適切なスピードも情緒的価値につながると判断し、効率化で捻出された時間を接客にあてる。「コーヒーブームは落ち着きをみせカフェは飽和状態にあるが、我々には勝算がある。接客を頑張ればだいたいの店は満席になる。順序立てて接客してお客様に喜んでいただき、心を開いて下さったときにはじめて、我々の主張である“おいしい”を伝えることができる」と述べる。
物質的価値であるコーヒーも追求。同店初の試みとして、通常メニューに加えて「The Bridge」を冠にした高級ラインのコーヒーを10種類程度用意する。(写真下記事続く)

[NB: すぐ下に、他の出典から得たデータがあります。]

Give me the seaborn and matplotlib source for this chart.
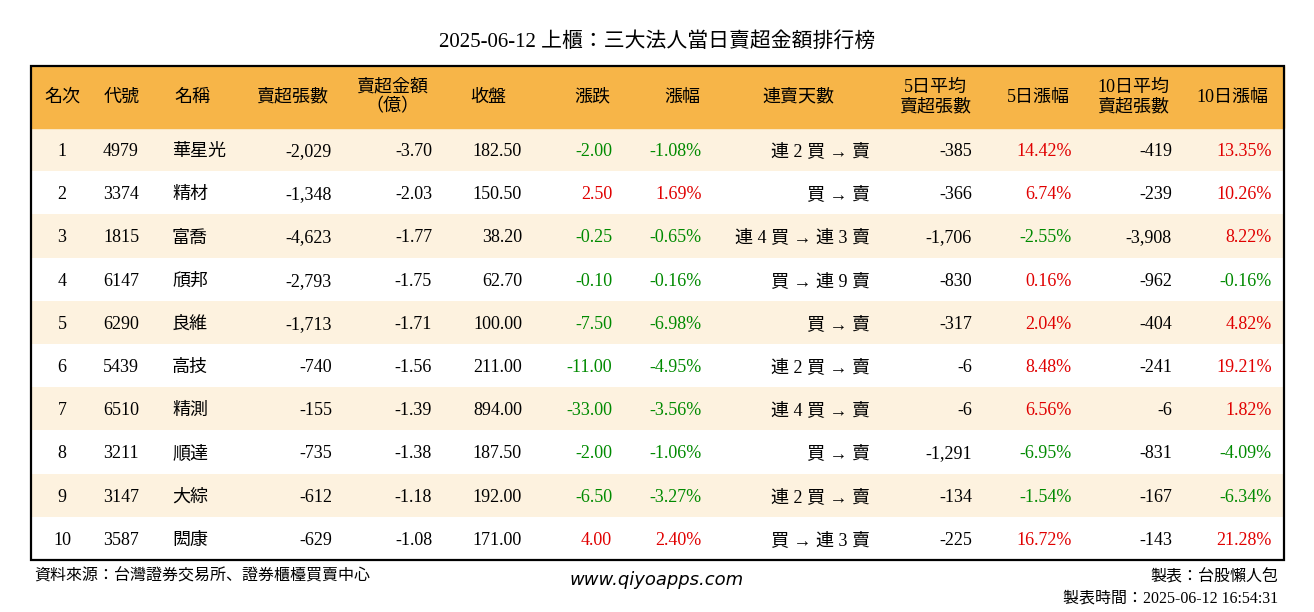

これまで「我々がやりきりたいコーヒーは1杯1000円くらいいただかないとできないが、通常の店舗では一定の杯数に届かずロスになる可能性が高かったため出せなかった」という。
「The Bridge」の中で、様々なコーヒー業界の先人達の声に改めて耳を傾け「半年以上かけて開発しブレンドをやり切った」のが「猿田彦の夜明け -THE RISE OF SARUTAHIKO-」となる。
国際品評会カップ・オブ・エクセレンス(COE)入賞コーヒー、アナエロビックファーメンテーション(嫌気性発酵)のコーヒー、ゲイシャコーヒー、独自のバレルエイジドコーヒー(後述)の4つをブレンドし、1杯900円(税抜き)で提供。物販も行い5枚入り巾着付きのドリップコーヒーを1580円(税抜き)で販売する。
シングルオリジンコーヒーもラインアップし、その1つとなるバレルエイジドコーヒーは、コーヒーの生豆をウイスキー樽で寝かせ、ウイスキー特有の香りを豆につけた後に焙煎したコーヒーで、「深煎り(エチオピア)」と「浅煎り(ブラジル)」の2種類を時価で販売する。
樽は「マルスウイスキー駒ヶ岳」(本坊酒造・マルス信州蒸留所)に使用された樽を採用し「手作業で寝かせ2人がかりで取り出している」。
JR原宿駅とのコラボ商品も展開する。原宿駅長や駅員とともに考案した「原宿ブレンド」を1杯540円、100g900円で販売。ガラス製食器ブランドFire-King(ファイヤーキング)とJR原宿駅の3者でコラボしたスタッキングマグも用意している。
コーヒー以外に、サンドイッチ、ピタパン、洋菓子、和菓子、アイスのフードメニューやコラボグッズを多彩に取り揃える。
今後については「多くの人に求められる日本一の珈琲屋になりたい。原宿店の開業で猿田彦珈琲は大きな転換期を迎える。店名にはその架け橋という思いもある。珈琲屋として尖っていたいが、尖っているだけにはなりたくない。やはり多くの人に喜んでもらえる珈琲屋になりたい。別の珈琲屋で働いていたときに東日本大震災が発生し、その1、2時間後に不安を抱えた人が多く訪れた。そのように頼られる存在でもありたい」と意欲をのぞかせる。
同社は11年6月に東京・恵比寿で創業し、現在、台湾の3店舗を含め計18店舗を展開している。